[TASK DESCRIPTION]:
Write the lines out again, from the top of the material to the line containing "var yRightTicks = [-1200,-800,-400,0,400];", pictures excluded.

[DATA PROVIDED]:
★ ★ ★ ★ ★ ★ ★
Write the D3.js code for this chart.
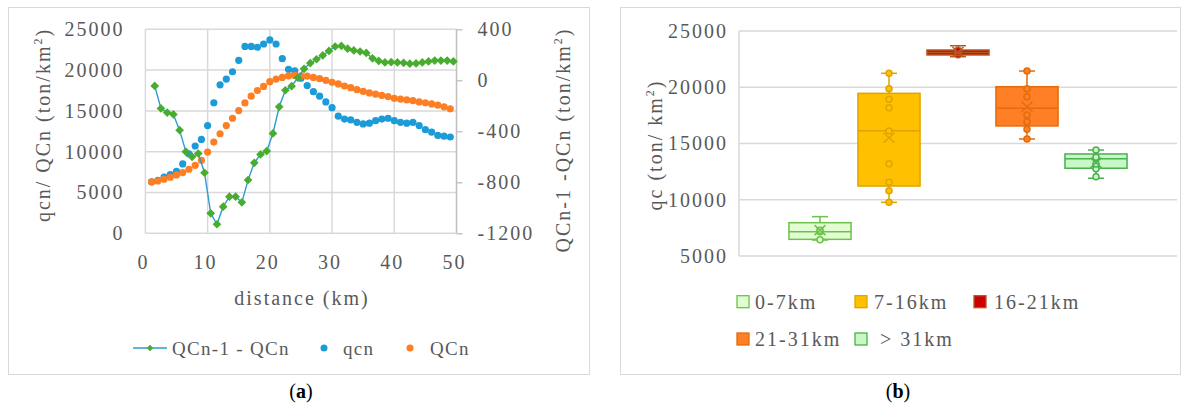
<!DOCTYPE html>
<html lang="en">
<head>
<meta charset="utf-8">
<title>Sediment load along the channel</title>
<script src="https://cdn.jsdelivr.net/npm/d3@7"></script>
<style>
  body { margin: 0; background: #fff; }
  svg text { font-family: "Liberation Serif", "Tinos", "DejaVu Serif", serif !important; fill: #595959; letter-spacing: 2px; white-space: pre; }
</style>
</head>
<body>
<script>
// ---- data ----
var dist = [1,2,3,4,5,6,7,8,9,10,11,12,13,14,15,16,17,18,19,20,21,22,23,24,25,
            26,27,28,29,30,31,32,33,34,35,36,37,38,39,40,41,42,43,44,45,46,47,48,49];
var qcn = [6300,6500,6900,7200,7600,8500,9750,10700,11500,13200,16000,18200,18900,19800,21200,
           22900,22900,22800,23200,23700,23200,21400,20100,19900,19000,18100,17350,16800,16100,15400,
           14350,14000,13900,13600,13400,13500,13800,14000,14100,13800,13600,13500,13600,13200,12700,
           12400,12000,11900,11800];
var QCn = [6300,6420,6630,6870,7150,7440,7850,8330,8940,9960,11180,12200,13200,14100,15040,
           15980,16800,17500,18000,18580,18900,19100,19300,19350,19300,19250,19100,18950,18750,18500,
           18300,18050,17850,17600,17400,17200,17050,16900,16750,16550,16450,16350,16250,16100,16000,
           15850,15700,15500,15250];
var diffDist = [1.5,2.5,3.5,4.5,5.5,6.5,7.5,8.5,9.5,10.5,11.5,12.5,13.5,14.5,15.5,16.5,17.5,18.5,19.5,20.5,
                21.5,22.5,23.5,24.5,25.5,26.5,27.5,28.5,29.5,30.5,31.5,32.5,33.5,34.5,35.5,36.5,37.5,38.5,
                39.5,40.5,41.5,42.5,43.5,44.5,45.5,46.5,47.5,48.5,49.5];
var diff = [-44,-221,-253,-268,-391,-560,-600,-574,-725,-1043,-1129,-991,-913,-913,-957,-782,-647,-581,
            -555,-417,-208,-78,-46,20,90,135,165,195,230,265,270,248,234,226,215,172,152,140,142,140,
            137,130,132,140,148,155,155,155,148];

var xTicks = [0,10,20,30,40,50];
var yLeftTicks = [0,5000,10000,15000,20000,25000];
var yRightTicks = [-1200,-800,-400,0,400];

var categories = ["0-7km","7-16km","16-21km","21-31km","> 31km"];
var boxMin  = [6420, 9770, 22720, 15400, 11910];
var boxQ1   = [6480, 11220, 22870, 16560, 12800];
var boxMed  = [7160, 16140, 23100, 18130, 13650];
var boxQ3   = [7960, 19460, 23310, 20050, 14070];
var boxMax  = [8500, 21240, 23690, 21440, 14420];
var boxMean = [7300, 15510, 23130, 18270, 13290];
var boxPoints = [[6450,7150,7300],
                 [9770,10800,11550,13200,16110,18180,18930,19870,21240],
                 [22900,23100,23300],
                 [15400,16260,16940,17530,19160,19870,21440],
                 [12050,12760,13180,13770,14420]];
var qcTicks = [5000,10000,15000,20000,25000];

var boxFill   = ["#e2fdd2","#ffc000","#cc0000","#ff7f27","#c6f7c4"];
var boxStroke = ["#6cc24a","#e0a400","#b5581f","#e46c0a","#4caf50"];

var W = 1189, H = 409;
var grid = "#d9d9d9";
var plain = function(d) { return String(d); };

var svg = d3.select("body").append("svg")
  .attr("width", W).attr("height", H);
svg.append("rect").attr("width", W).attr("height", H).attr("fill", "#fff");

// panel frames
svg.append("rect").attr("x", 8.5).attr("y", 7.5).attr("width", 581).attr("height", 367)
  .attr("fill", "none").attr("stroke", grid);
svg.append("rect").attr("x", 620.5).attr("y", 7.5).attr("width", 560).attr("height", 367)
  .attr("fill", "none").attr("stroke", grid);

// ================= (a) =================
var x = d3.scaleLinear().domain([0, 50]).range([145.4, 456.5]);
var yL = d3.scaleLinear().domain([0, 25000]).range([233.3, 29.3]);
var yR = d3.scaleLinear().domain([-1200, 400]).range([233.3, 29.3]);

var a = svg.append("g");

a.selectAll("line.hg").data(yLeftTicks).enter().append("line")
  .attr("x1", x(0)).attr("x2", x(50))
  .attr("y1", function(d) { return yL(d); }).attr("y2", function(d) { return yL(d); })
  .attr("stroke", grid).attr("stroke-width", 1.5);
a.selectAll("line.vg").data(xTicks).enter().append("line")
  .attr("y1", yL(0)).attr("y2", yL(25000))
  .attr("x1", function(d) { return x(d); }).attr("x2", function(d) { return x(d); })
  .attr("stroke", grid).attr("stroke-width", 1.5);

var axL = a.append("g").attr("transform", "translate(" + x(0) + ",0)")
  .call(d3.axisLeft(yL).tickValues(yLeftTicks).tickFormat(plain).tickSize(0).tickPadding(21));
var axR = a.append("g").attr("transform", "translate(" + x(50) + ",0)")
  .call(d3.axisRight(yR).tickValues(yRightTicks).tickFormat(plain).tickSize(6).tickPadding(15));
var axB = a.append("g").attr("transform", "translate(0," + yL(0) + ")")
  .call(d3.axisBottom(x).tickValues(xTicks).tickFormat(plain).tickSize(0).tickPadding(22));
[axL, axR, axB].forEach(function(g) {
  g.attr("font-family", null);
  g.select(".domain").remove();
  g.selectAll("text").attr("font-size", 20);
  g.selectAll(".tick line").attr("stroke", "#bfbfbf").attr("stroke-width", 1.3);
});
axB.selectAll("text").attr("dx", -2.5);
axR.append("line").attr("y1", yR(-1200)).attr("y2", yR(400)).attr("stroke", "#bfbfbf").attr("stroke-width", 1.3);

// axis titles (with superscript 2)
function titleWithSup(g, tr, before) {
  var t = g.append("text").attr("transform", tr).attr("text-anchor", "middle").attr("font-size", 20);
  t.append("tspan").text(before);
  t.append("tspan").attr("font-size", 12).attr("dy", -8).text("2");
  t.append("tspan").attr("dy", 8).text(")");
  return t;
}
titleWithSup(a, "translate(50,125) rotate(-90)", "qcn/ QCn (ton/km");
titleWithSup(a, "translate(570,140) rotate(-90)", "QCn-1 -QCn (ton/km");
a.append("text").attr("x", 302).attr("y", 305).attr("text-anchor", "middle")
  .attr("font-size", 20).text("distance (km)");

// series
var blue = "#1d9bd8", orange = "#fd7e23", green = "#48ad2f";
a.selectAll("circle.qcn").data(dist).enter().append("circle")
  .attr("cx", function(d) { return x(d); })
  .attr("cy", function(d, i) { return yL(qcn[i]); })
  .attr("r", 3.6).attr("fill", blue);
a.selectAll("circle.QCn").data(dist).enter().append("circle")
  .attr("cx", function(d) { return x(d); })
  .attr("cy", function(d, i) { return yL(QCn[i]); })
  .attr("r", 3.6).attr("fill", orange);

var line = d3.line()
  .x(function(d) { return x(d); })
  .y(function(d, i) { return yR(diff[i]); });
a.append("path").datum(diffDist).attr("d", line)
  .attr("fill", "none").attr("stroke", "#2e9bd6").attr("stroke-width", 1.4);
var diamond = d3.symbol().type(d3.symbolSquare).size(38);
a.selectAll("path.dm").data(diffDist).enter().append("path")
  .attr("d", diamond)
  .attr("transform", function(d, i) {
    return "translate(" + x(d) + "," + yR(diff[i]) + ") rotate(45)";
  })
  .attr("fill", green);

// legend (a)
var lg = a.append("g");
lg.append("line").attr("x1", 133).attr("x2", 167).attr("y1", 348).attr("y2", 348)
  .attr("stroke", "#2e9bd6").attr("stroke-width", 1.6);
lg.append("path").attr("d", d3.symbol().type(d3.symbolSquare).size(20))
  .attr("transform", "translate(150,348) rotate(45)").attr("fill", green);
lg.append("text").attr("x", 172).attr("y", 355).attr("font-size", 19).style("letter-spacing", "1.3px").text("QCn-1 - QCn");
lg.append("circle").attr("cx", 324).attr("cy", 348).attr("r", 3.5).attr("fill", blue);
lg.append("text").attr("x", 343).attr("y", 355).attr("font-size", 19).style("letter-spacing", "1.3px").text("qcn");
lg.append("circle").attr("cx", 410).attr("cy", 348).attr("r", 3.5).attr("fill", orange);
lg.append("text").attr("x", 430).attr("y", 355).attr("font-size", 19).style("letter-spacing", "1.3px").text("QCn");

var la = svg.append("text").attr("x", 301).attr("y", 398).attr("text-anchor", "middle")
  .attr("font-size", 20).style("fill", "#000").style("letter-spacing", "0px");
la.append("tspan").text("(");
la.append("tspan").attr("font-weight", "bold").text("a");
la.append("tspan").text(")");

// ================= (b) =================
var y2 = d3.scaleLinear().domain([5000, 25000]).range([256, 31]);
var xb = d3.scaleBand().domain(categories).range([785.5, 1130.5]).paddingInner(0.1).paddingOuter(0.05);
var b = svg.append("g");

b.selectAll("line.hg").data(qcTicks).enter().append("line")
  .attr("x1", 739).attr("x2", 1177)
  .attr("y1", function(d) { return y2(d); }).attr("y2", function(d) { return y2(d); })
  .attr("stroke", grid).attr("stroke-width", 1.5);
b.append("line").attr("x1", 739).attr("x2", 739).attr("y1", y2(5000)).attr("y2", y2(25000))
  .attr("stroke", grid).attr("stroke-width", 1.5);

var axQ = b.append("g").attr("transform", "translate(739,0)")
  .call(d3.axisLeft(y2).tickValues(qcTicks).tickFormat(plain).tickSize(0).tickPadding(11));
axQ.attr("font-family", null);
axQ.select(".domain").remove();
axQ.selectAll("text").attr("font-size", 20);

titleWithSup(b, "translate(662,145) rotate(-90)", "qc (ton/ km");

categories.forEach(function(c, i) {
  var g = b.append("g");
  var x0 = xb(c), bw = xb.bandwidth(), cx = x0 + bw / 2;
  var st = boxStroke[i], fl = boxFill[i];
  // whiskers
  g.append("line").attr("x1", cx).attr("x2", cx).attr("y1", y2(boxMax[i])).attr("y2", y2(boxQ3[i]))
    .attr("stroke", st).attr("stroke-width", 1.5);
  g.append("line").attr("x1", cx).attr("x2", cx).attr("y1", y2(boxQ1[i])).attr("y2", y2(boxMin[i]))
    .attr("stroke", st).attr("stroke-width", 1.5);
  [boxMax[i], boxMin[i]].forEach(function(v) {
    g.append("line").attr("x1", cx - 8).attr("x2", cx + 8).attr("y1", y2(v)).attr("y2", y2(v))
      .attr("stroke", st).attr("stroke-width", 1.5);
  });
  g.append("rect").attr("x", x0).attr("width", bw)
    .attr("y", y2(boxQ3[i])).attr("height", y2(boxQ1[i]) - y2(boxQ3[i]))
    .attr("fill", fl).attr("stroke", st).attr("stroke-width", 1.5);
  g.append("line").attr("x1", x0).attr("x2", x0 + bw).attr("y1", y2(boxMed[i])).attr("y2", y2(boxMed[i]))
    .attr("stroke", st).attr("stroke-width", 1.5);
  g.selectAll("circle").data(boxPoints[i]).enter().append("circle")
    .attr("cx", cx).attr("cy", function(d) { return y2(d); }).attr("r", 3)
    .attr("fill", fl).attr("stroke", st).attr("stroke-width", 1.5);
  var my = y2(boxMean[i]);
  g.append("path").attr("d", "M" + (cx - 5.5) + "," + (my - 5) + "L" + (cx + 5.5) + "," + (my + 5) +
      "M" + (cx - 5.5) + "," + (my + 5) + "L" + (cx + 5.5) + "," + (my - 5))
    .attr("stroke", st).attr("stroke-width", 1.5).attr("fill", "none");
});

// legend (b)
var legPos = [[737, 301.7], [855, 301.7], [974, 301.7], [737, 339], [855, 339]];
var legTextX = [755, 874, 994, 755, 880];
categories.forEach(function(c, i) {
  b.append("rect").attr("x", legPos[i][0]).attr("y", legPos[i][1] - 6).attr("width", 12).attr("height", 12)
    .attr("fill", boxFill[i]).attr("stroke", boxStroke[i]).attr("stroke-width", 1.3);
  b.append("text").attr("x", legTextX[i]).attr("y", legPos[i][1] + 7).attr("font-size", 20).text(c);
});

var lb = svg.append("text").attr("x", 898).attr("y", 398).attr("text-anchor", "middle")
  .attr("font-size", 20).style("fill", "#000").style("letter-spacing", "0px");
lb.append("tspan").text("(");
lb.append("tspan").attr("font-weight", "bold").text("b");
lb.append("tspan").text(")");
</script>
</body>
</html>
★ ★ ★ ★ ★ ★ ★
[EXERCISE ANSWER]:
Write the D3.js code for this chart.
<!DOCTYPE html>
<html lang="en">
<head>
<meta charset="utf-8">
<title>Sediment load along the channel</title>
<script src="https://cdn.jsdelivr.net/npm/d3@7"></script>
<style>
  body { margin: 0; background: #fff; }
  svg text { font-family: "Liberation Serif", "Tinos", "DejaVu Serif", serif !important; fill: #595959; letter-spacing: 2px; white-space: pre; }
</style>
</head>
<body>
<script>
// ---- data ----
var dist = [1,2,3,4,5,6,7,8,9,10,11,12,13,14,15,16,17,18,19,20,21,22,23,24,25,
            26,27,28,29,30,31,32,33,34,35,36,37,38,39,40,41,42,43,44,45,46,47,48,49];
var qcn = [6300,6500,6900,7200,7600,8500,9750,10700,11500,13200,16000,18200,18900,19800,21200,
           22900,22900,22800,23200,23700,23200,21400,20100,19900,19000,18100,17350,16800,16100,15400,
           14350,14000,13900,13600,13400,13500,13800,14000,14100,13800,13600,13500,13600,13200,12700,
           12400,12000,11900,11800];
var QCn = [6300,6420,6630,6870,7150,7440,7850,8330,8940,9960,11180,12200,13200,14100,15040,
           15980,16800,17500,18000,18580,18900,19100,19300,19350,19300,19250,19100,18950,18750,18500,
           18300,18050,17850,17600,17400,17200,17050,16900,16750,16550,16450,16350,16250,16100,16000,
           15850,15700,15500,15250];
var diffDist = [1.5,2.5,3.5,4.5,5.5,6.5,7.5,8.5,9.5,10.5,11.5,12.5,13.5,14.5,15.5,16.5,17.5,18.5,19.5,20.5,
                21.5,22.5,23.5,24.5,25.5,26.5,27.5,28.5,29.5,30.5,31.5,32.5,33.5,34.5,35.5,36.5,37.5,38.5,
                39.5,40.5,41.5,42.5,43.5,44.5,45.5,46.5,47.5,48.5,49.5];
var diff = [-44,-221,-253,-268,-391,-560,-600,-574,-725,-1043,-1129,-991,-913,-913,-957,-782,-647,-581,
            -555,-417,-208,-78,-46,20,90,135,165,195,230,265,270,248,234,226,215,172,152,140,142,140,
            137,130,132,140,148,155,155,155,148];

var xTicks = [0,10,20,30,40,50];
var yLeftTicks = [0,5000,10000,15000,20000,25000];
var yRightTicks = [-1200,-800,-400,0,400];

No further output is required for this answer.